(Rows from a dataset of charts and code)
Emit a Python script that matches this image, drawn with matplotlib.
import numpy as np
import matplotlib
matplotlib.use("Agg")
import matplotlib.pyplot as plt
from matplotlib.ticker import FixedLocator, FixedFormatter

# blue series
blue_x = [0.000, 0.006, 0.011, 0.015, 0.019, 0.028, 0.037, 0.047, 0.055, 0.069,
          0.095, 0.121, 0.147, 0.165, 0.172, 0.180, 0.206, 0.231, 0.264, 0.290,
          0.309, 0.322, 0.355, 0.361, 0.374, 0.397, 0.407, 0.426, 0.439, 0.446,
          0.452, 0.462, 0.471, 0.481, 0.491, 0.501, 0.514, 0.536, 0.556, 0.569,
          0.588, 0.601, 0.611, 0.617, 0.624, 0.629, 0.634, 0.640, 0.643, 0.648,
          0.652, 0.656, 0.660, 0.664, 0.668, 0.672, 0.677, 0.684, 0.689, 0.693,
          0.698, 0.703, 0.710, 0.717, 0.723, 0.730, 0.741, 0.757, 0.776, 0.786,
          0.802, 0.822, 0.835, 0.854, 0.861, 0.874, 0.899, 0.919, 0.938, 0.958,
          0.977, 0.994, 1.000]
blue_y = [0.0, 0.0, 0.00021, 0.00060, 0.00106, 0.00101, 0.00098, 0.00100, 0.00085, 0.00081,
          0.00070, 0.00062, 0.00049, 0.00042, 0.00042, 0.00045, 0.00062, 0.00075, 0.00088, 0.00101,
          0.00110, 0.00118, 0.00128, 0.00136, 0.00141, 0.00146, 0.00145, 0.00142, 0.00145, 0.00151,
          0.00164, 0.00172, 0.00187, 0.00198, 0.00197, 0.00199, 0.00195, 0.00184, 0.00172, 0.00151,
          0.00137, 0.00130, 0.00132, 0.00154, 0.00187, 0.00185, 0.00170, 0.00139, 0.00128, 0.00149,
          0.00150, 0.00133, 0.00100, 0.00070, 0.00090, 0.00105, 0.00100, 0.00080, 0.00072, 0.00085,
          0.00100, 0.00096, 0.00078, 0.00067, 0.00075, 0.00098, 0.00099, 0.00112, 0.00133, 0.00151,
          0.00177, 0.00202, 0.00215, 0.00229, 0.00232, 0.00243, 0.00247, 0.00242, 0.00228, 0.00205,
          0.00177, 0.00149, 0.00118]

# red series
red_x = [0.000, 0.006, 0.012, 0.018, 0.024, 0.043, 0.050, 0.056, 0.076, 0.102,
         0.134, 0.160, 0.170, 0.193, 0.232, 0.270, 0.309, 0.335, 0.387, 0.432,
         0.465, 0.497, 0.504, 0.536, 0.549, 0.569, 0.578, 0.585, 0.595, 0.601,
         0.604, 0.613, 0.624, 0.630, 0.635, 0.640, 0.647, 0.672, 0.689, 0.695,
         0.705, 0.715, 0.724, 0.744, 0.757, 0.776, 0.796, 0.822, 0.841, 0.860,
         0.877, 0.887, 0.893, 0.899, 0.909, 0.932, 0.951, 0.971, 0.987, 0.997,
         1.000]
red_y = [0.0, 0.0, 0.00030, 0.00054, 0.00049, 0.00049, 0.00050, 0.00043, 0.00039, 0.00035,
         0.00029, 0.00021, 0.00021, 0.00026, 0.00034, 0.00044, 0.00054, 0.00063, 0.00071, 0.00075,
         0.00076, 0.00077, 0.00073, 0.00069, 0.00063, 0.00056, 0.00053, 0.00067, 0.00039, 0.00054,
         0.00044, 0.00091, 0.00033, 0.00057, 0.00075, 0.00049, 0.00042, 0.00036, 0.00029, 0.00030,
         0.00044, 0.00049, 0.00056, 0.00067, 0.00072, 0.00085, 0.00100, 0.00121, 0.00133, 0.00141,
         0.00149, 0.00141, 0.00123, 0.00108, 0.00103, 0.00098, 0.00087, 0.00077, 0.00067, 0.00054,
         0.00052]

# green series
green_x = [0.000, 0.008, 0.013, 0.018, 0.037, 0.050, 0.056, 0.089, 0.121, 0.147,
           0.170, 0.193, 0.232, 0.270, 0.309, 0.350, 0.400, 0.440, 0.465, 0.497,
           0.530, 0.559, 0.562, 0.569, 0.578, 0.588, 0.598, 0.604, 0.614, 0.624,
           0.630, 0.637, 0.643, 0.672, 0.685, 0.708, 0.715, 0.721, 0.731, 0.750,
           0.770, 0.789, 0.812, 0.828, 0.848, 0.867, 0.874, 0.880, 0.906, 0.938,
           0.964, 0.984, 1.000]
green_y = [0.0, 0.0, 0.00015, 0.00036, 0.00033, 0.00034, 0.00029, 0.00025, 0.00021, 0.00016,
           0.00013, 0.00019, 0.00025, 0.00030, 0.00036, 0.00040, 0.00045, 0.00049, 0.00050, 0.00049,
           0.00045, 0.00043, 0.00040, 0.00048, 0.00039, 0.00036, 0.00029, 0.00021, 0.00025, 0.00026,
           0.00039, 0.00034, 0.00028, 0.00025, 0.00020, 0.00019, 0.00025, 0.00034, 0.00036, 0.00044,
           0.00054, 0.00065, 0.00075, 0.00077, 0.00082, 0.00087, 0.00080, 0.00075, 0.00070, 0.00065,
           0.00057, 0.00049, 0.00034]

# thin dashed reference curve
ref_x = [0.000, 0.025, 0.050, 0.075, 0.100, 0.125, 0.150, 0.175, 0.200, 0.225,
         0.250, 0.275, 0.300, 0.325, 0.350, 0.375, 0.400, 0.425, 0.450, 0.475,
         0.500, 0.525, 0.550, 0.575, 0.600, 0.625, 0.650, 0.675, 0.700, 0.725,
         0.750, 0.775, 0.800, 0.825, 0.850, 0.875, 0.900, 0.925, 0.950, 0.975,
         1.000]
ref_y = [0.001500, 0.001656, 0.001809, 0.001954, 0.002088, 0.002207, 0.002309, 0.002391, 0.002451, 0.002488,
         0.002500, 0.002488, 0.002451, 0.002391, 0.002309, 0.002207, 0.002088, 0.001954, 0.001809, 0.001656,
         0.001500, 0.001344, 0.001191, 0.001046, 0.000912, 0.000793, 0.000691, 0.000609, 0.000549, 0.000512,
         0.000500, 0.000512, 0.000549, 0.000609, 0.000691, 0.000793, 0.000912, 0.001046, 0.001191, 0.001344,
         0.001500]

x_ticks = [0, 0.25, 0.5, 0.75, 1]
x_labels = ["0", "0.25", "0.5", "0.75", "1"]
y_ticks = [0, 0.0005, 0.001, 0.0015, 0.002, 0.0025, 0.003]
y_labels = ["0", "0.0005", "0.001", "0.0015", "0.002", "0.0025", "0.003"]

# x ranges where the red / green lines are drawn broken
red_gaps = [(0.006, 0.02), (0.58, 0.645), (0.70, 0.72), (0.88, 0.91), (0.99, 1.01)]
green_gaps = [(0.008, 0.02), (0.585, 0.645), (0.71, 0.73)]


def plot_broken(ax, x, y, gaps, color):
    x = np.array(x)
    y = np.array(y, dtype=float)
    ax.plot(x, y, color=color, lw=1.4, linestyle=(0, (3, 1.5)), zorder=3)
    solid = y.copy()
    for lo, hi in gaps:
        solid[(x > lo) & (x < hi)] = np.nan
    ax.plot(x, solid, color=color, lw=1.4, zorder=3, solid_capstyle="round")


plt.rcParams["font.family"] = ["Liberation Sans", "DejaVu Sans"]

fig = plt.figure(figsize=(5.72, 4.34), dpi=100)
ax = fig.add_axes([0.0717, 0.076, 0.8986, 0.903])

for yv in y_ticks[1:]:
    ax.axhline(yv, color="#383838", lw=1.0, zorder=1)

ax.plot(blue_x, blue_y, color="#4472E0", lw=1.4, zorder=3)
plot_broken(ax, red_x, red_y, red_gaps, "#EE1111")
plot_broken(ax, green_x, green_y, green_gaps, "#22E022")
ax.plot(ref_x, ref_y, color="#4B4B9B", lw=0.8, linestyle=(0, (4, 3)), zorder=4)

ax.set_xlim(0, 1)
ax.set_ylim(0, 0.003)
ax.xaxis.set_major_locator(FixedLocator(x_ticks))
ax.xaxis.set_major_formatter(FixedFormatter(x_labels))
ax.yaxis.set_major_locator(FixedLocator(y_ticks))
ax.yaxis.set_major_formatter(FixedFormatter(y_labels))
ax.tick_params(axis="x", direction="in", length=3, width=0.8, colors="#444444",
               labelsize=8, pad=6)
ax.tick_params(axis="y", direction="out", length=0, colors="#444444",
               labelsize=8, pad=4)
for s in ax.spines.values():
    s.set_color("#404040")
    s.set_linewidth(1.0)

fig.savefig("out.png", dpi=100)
==
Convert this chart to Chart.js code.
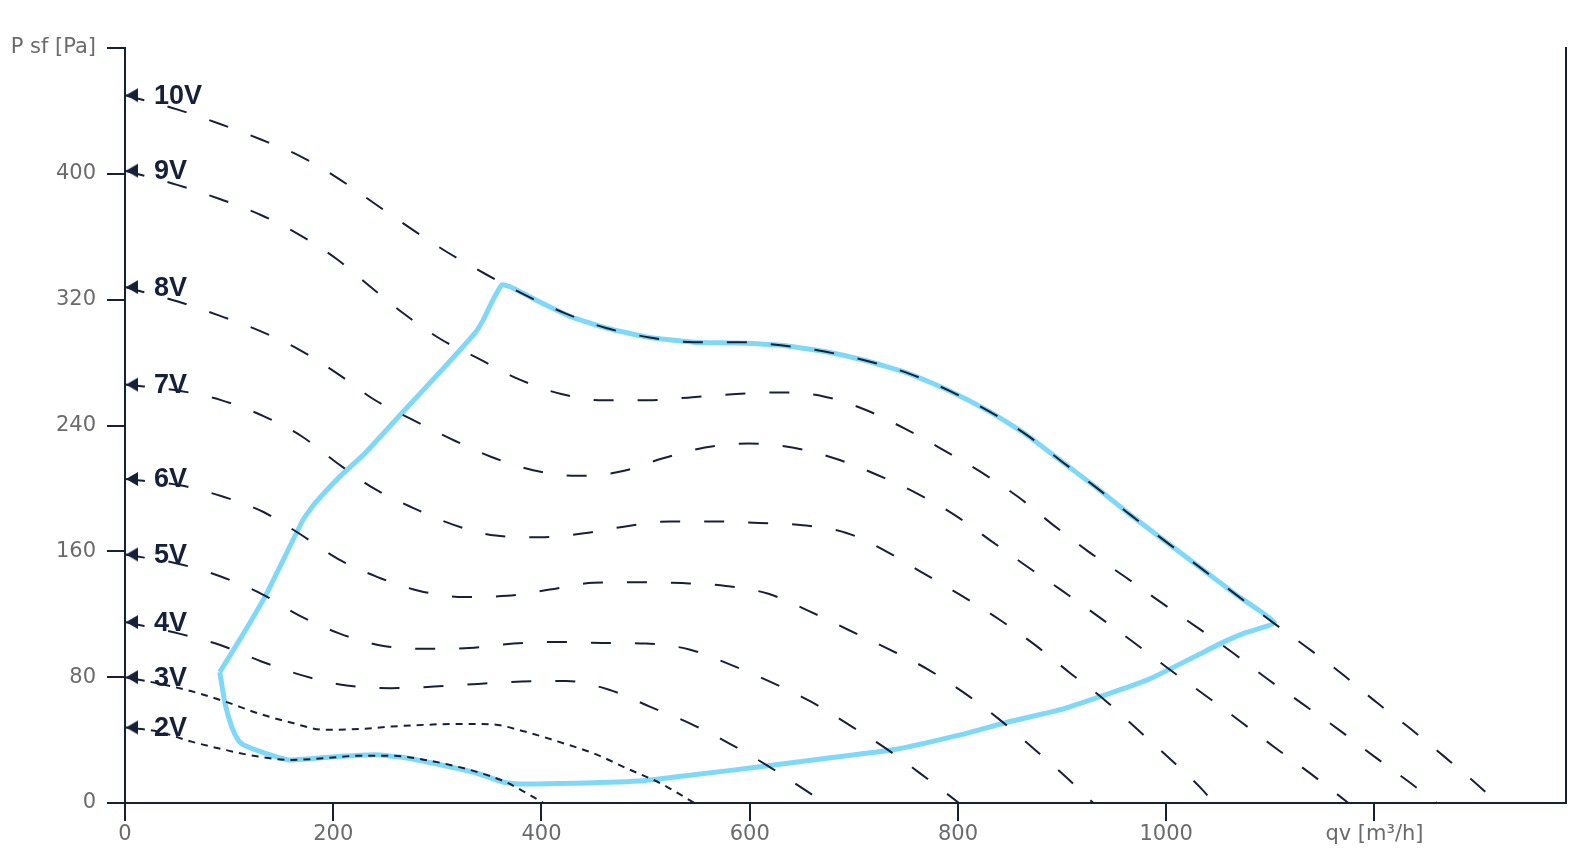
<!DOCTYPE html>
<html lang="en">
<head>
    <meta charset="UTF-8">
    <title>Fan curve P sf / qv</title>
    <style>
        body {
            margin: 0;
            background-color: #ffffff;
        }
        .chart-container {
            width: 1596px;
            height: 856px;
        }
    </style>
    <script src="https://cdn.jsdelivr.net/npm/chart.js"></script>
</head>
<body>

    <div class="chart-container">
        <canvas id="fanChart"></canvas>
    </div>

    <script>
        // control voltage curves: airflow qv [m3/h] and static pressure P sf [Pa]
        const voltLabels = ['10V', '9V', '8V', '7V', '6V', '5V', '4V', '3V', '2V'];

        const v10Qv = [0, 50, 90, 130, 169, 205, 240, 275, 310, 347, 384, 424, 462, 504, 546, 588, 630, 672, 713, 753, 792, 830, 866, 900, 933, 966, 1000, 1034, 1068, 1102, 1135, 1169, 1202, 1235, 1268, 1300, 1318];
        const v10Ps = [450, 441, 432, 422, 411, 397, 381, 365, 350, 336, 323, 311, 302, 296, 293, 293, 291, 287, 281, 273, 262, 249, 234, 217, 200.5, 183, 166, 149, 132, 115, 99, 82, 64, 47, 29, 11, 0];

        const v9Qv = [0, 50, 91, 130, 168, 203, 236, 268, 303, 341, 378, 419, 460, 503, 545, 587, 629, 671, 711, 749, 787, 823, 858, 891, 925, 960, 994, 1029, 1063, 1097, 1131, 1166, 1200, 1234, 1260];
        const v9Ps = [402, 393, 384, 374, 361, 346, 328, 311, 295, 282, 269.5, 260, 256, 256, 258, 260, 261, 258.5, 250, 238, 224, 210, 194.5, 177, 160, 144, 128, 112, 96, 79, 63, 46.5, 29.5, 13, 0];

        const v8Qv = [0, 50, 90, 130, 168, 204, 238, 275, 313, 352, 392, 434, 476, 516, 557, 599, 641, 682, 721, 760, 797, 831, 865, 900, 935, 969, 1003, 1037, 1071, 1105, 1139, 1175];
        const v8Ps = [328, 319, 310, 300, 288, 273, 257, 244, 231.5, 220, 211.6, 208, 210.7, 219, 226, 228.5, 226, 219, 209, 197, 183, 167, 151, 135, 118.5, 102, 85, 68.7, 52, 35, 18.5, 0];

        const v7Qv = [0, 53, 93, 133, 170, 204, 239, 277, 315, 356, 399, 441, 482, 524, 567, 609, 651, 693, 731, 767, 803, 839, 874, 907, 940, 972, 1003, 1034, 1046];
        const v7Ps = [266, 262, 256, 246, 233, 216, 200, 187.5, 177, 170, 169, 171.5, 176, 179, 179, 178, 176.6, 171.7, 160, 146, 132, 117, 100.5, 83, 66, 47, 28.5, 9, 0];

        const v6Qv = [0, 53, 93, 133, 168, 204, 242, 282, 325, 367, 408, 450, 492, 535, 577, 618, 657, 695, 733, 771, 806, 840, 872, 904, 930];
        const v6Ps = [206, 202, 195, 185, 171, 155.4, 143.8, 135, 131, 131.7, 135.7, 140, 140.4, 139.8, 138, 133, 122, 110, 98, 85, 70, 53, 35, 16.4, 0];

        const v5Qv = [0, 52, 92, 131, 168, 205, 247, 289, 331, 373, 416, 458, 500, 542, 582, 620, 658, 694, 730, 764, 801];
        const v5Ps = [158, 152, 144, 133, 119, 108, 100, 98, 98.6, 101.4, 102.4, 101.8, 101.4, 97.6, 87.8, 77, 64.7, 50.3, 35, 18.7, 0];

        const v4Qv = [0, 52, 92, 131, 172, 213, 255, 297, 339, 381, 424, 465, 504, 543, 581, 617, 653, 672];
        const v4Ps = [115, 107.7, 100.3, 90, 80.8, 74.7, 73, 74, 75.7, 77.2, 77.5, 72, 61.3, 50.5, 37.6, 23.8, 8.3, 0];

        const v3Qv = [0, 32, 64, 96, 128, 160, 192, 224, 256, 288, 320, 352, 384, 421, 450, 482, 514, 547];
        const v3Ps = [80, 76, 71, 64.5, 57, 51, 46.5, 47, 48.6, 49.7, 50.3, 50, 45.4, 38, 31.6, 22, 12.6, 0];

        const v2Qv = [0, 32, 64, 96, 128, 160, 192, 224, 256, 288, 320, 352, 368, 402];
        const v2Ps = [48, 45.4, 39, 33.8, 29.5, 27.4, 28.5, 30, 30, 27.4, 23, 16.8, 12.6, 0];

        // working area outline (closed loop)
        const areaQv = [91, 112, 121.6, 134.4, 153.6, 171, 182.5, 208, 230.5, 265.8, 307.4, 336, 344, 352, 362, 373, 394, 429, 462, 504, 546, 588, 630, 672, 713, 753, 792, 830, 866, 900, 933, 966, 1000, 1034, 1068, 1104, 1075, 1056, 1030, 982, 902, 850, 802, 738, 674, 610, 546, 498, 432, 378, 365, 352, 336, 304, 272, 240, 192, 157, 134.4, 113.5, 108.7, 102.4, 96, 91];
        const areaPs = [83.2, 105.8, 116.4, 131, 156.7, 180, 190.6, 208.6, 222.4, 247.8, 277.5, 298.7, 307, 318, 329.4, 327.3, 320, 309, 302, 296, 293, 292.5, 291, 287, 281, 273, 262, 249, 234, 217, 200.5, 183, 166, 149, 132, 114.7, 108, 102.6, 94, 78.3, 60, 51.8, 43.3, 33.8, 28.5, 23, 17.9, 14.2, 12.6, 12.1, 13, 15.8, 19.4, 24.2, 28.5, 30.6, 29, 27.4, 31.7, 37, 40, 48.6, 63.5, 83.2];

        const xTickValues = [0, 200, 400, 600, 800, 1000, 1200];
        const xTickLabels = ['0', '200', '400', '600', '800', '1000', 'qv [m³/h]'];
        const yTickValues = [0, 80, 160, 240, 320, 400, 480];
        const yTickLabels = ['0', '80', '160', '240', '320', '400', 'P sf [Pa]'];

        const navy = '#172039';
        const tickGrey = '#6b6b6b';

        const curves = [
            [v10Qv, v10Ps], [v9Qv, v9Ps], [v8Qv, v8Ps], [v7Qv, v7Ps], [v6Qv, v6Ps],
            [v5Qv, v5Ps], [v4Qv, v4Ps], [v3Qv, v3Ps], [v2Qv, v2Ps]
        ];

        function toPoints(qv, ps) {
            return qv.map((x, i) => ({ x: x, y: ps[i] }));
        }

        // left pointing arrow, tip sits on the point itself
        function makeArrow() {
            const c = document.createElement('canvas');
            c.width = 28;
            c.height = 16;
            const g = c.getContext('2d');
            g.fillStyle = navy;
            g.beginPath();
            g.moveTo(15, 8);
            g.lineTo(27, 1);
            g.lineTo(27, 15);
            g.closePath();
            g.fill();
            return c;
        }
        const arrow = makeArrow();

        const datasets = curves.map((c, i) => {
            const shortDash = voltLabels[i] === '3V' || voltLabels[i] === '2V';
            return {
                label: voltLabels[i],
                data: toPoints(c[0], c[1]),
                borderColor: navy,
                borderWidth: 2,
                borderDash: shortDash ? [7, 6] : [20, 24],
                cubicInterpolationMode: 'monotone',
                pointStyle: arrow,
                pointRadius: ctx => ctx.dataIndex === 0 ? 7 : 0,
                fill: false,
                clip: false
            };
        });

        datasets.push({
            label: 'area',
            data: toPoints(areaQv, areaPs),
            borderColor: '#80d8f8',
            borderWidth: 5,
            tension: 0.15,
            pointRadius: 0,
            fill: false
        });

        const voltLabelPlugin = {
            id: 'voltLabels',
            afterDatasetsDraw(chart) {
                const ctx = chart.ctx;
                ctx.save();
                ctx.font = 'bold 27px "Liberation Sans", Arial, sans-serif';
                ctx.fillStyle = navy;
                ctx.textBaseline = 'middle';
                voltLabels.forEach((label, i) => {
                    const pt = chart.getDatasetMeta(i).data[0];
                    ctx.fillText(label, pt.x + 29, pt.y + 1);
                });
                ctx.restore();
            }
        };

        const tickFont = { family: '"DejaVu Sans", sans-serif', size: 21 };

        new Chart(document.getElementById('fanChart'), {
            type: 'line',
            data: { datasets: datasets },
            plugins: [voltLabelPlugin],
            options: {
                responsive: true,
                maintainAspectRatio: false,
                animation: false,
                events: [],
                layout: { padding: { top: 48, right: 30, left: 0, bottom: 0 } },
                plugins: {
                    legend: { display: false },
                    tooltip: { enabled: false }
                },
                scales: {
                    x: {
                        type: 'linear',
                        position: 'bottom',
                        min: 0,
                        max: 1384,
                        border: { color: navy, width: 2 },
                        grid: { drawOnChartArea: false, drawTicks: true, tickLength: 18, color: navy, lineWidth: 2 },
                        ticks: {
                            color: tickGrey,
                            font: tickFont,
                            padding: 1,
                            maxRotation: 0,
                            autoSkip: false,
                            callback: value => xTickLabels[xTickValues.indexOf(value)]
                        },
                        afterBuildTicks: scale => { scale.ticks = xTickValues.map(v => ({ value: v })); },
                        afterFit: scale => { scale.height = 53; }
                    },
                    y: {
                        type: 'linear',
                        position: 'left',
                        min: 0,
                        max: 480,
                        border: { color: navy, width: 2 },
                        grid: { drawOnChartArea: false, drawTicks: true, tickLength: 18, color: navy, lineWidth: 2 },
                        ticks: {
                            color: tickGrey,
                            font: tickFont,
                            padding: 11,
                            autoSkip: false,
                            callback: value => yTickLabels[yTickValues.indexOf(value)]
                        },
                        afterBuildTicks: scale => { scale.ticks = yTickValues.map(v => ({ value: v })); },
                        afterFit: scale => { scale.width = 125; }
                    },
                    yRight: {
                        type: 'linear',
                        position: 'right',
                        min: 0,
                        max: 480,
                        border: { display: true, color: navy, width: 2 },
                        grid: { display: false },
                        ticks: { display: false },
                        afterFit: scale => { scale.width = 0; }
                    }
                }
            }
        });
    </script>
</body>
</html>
...
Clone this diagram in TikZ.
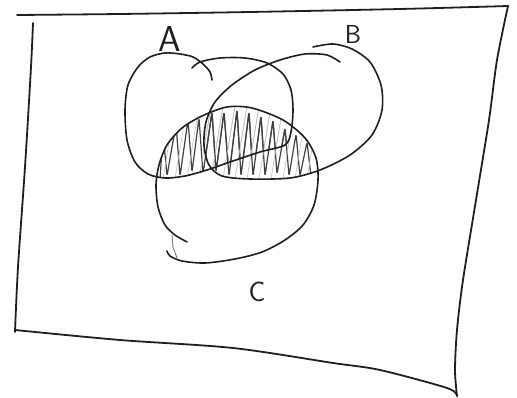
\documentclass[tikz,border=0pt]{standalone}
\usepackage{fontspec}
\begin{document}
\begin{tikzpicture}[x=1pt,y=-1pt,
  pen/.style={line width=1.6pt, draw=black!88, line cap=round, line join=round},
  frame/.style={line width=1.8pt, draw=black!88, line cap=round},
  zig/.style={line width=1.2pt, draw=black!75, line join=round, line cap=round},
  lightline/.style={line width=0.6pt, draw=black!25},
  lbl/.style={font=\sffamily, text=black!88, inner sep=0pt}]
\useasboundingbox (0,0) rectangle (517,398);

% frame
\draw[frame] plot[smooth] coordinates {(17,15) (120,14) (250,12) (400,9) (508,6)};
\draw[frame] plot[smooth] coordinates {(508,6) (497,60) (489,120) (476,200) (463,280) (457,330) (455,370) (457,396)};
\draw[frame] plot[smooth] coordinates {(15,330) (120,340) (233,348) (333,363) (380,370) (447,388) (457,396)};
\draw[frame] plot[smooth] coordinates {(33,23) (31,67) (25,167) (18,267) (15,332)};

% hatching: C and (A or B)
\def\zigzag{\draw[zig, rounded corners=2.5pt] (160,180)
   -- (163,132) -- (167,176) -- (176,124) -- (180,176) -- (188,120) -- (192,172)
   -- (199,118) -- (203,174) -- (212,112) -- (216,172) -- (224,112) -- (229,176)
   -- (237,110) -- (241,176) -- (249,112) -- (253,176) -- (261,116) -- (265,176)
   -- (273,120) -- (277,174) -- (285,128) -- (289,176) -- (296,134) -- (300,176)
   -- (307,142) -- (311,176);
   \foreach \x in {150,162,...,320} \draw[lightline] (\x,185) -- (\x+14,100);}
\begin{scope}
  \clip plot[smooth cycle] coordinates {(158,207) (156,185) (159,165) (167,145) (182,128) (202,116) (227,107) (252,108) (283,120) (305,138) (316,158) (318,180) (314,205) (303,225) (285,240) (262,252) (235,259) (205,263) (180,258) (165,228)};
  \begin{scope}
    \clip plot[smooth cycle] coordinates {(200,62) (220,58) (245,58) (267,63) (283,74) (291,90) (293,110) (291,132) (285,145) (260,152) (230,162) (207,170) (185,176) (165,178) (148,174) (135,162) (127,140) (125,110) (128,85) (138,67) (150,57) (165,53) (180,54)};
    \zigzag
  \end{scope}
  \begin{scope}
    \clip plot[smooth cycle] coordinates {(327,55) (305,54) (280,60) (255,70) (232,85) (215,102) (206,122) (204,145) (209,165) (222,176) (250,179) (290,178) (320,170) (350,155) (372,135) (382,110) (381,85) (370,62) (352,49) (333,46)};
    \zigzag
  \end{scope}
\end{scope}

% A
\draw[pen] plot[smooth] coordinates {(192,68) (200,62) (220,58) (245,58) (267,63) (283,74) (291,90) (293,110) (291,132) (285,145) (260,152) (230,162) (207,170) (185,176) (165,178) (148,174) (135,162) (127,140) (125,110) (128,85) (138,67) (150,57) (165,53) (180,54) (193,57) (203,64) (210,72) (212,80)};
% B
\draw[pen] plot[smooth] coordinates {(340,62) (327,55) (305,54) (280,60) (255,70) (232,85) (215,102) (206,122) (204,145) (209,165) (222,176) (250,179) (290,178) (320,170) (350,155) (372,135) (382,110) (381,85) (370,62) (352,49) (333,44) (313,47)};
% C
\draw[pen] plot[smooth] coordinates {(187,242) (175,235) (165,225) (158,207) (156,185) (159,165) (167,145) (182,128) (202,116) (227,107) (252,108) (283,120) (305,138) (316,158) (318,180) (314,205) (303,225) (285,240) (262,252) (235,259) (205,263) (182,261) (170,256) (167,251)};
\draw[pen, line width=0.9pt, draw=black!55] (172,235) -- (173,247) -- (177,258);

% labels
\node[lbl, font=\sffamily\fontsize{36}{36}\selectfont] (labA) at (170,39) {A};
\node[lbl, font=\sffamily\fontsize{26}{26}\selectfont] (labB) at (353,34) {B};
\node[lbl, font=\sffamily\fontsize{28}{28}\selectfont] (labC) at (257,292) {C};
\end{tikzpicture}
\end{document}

▸ Problem to solve:
Omit all pictures, and reproduce exactly the lines from the one holding "Convert this chart to Chart.js code." through the one holding "35, 18.5, 0];", both included.

▸ Exercise solution:
Convert this chart to Chart.js code.
<!DOCTYPE html>
<html lang="en">
<head>
    <meta charset="UTF-8">
    <title>Fan curve P sf / qv</title>
    <style>
        body {
            margin: 0;
            background-color: #ffffff;
        }
        .chart-container {
            width: 1596px;
            height: 856px;
        }
    </style>
    <script src="https://cdn.jsdelivr.net/npm/chart.js"></script>
</head>
<body>

    <div class="chart-container">
        <canvas id="fanChart"></canvas>
    </div>

    <script>
        // control voltage curves: airflow qv [m3/h] and static pressure P sf [Pa]
        const voltLabels = ['10V', '9V', '8V', '7V', '6V', '5V', '4V', '3V', '2V'];

        const v10Qv = [0, 50, 90, 130, 169, 205, 240, 275, 310, 347, 384, 424, 462, 504, 546, 588, 630, 672, 713, 753, 792, 830, 866, 900, 933, 966, 1000, 1034, 1068, 1102, 1135, 1169, 1202, 1235, 1268, 1300, 1318];
        const v10Ps = [450, 441, 432, 422, 411, 397, 381, 365, 350, 336, 323, 311, 302, 296, 293, 293, 291, 287, 281, 273, 262, 249, 234, 217, 200.5, 183, 166, 149, 132, 115, 99, 82, 64, 47, 29, 11, 0];

        const v9Qv = [0, 50, 91, 130, 168, 203, 236, 268, 303, 341, 378, 419, 460, 503, 545, 587, 629, 671, 711, 749, 787, 823, 858, 891, 925, 960, 994, 1029, 1063, 1097, 1131, 1166, 1200, 1234, 1260];
        const v9Ps = [402, 393, 384, 374, 361, 346, 328, 311, 295, 282, 269.5, 260, 256, 256, 258, 260, 261, 258.5, 250, 238, 224, 210, 194.5, 177, 160, 144, 128, 112, 96, 79, 63, 46.5, 29.5, 13, 0];

        const v8Qv = [0, 50, 90, 130, 168, 204, 238, 275, 313, 352, 392, 434, 476, 516, 557, 599, 641, 682, 721, 760, 797, 831, 865, 900, 935, 969, 1003, 1037, 1071, 1105, 1139, 1175];
        const v8Ps = [328, 319, 310, 300, 288, 273, 257, 244, 231.5, 220, 211.6, 208, 210.7, 219, 226, 228.5, 226, 219, 209, 197, 183, 167, 151, 135, 118.5, 102, 85, 68.7, 52, 35, 18.5, 0];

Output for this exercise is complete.